Mostra "Scollamenti" ottobre 2025
Mario Schifano nasce nel 1934 a Homs, in Libia, allora colonia italiana. Si trasferisce a Roma con la famiglia nel 1941. Il padre, archeologo e responsabile degli scavi di Leptis Magna, lo introduce sin da giovane al mondo dell’arte. Nel 1959, Schifano presenta la sua prima personale, con opere vicine all’arte informale, un movimento artistico che si caratterizza per l’espressione spontanea del gesto e del segno.
Fondamentale per la sua evoluzione artistica è l’incontro con l’ambiente di Piazza del Popolo, frequentato da artisti come Mimmo Rotella, Tano Festa, Giosetta Fioroni e Franco Angeli. Abbandona l’informale per dedicarsi ai grandimonocromi: tele con un solo colore, definite “schermi”, sulle quali erano presenti numeri, lettere, loghi e marchi commerciali. Queste sono le prime opere che risentono dell’influenza della Pop Art.
Nel 1962 si reca a New York, dove entra in contatto con la Factory di Andy Warhol e conosce altri artisti pop come Roy Lichtenstein. Con Warhol condivide l’interesse per le immagini pubblicitarie ma, a differenza dell’artista americano, Schifano non ne condivide l’esaltazione al consumismo: la sua è una riflessione critica e ironica verso la società delle immagini.
Torna in Italia dove, nel 1964 presenta alla Biennale di Venezia i celebri Paesaggi anemici, tele caratterizzate da stesure veloci e segni essenziali che evocano panorami ridotti a semplici colori. A questa serie appartiene Paesaggio particolare (1963): su un collage di carte intelate, vediamo pochi colori essenziali, stesi a zone, che richiamano l’idea di paesaggio ma, al contempo, lo appiattiscono, rendendolo irreale. Saranno questi lavori a influenzare la nascita delle opere Paesaggi TV, realizzate tra la fine dei Sessanta e i Settanta. Schifano trasferisce singoli fotogrammi televisivi direttamente sulla tela, rielaborandoli con colori brillanti; in questo modo, l’artista utilizza la televisione come un pretesto per riflettere sul bombardamento visivo della società delle immagini.
Gli anni Ottanta segnano per Schifano una rinascita personale e artistica. Torna alla pittura realizzando cicli di opere di grande formato caratterizzate da colori accesi e immagini solari e mediterranee. In questo modo, l’artista riporta al centro la pittura figurativa, senza rinunciare a un linguaggio immediato e vitale.
Negli anni Novanta continua le sperimentazioni con i nuovi strumenti tecnologici, anticipando l’uso del digitale nell’arte.

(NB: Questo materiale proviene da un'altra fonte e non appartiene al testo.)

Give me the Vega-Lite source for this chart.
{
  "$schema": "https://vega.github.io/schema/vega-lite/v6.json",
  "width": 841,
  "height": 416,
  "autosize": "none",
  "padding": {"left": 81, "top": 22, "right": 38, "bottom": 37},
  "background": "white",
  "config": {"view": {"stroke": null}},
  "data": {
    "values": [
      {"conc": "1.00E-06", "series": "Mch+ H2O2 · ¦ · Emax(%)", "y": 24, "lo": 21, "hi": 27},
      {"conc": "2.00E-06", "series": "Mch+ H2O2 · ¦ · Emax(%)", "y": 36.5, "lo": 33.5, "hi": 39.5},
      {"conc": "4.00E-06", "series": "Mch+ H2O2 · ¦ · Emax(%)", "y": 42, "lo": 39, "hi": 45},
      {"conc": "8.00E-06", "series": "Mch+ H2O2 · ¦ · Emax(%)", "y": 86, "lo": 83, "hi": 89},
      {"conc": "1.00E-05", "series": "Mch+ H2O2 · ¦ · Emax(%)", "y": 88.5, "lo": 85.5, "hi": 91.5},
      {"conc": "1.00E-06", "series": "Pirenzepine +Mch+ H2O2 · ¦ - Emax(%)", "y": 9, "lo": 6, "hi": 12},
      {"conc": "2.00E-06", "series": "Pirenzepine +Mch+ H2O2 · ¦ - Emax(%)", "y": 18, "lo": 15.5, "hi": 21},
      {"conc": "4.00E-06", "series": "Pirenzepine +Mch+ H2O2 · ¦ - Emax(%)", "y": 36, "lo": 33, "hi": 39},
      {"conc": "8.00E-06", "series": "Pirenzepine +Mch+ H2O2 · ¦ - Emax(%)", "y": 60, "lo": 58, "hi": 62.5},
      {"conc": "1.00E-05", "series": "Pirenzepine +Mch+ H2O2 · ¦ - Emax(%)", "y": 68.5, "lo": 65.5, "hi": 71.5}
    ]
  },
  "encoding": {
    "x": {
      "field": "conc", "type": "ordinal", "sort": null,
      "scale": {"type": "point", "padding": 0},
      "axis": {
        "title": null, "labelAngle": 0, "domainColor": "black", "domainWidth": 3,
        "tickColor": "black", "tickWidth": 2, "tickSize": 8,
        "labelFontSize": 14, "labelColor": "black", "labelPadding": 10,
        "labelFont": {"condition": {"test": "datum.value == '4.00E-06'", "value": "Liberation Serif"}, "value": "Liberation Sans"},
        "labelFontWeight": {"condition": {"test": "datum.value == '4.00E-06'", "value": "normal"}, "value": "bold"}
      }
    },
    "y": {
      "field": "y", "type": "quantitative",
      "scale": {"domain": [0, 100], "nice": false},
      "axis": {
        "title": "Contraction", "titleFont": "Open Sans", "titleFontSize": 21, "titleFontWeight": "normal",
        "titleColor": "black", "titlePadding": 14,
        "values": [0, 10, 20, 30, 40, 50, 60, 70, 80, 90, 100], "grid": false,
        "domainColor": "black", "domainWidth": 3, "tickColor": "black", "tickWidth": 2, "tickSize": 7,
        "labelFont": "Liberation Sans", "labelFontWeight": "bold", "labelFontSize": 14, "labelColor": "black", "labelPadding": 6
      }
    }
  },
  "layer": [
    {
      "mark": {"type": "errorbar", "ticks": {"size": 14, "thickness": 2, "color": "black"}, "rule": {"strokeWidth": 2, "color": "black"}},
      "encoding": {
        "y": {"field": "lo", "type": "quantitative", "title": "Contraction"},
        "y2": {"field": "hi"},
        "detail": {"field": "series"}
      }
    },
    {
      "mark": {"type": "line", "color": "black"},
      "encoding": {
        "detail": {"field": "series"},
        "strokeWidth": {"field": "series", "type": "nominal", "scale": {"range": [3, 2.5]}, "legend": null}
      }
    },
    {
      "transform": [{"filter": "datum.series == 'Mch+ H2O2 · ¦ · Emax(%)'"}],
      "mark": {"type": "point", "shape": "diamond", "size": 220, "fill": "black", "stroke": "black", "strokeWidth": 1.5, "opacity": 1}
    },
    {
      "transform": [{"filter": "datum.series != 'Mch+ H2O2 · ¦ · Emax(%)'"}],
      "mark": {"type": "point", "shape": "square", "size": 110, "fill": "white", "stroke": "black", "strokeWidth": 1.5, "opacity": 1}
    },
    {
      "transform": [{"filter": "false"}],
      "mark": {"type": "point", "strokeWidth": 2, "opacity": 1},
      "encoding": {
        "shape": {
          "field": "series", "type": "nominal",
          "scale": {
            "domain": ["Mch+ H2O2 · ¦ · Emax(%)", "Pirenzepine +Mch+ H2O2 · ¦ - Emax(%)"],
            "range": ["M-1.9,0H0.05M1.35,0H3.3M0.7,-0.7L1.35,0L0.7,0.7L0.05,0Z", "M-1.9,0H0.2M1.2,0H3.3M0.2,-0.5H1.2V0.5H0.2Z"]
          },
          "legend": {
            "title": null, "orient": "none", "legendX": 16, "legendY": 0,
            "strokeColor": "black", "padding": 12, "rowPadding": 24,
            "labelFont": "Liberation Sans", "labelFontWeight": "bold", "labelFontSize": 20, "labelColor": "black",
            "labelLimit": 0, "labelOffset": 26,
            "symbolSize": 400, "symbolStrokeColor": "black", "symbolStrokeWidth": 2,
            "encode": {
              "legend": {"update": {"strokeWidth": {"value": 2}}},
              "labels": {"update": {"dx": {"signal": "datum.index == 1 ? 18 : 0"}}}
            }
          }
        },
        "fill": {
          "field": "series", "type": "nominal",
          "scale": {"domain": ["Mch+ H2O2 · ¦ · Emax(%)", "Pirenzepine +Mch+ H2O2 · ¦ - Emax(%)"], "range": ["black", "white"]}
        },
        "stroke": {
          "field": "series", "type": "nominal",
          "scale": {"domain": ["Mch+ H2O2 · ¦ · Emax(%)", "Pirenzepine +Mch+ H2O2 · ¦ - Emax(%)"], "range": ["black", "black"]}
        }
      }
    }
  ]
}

Muore a Roma nel 1998 per un infarto, complici anche gli eccessi che hanno caratterizzato la vita di uno degli “artisti maledetti” più importanti del panorama italiano del Novecento: Schifano, attraverso un linguaggio semplice e ironico, ha saputo cogliere, prima di molti altri, la potenza e l’ambiguità delle immagini che caratterizzano la nostra epoca.